During the visit, a working meeting took place between Mr Čeferin and the President of the Republic of Belarus, Aleksandr Lukashenko, at the Palace of Independence in the capital Minsk. The UEFA President also held talks with senior management of the Belarus Football Federation (ABFF).
Discussions with Mr Lukashenko focused on a wide range of topics, with priority given to the country’s football infrastructure development.
“We have a good professional relationship with the association,” said Mr Čeferin. “We are friends, which is important. I am glad to see that sport in Belarus receives such support, and I am glad for football in particular.”
The UEFA President was making his first official visit to Belarus, and Aleksandr Lukashenko welcomed the opportunity to talk about football matters with Mr Čeferin. “We hope that our relations will broaden,” Mr Lukashenko said after the meeting.
Mr Čeferin went on to meet with the ABFF President Vladimir Bazanov at the country’s House of Football.

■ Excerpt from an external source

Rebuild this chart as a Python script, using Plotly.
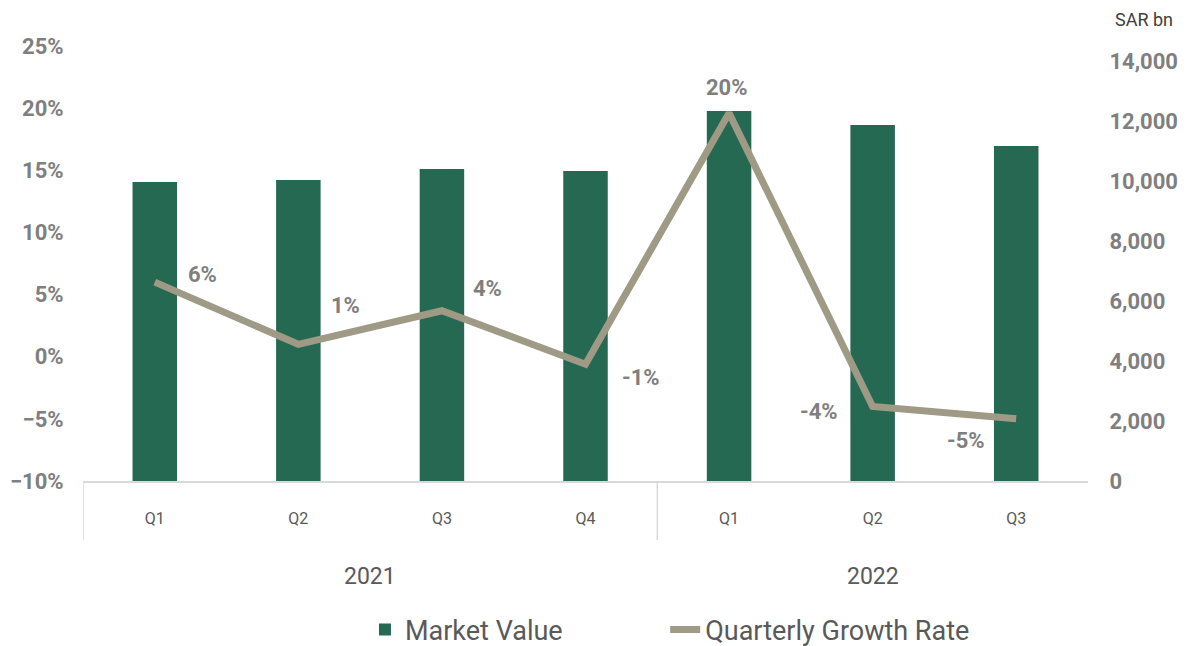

The meeting centred on infrastructure questions, the development of youth and grassroots football, UEFA’s assistance to Belarus under its HatTrick programme, and co-operation between UEFA and Belarus under the UEFA GROW programme aimed at helping the progress of Europe's national associations and maximising their potential. “It is necessary to invest in youth development and infrastructure, and UEFA will help in every way,” said the UEFA President, who added that football development incentives would “allow Belarus to reach a new level.”
“I am glad to welcome Aleksander Čeferin and his colleagues to Belarus,” said Vladimir Bazanov. “The [UEFA] President has 55 associations, each of which he must visit and see the state of affairs and, if necessary, help…and he helps us a lot.”
GROW has been working with the ABFF to develop a public affairs plan so that a strategic relationship can be built with government and municipalities. In addition, GROW and UEFA's grassroots programme have funded grassroots coach education courses, and have also been cooperating on a club development pilot programme - working with various clubs to offer football opportunities to youngsters. One of the successes within UEFA’s HatTrick assistance to Belarus has been the construction, helped by UEFA funding, of a high-quality technical centre for the country’s national teams.
Belarus hosted the most recent UEFA Grassroots Conference in Minsk in June. In addition, UEFA and the ABFF launched a joint one-year project in 2018 aimed, among others, at developing the country’s grassroots football activities and increasing participation.
Since 2014, UEFA's elite youth development programme has been instrumental in helping foster talented young players in Belarus as part of a pilot project featuring three other associations - Armenia, Georgia and North Macedonia. Each of the FAs received UEFA funding to help cover the costs of a football academy for U14/15 players, set up technical programmes and enhance standards of training.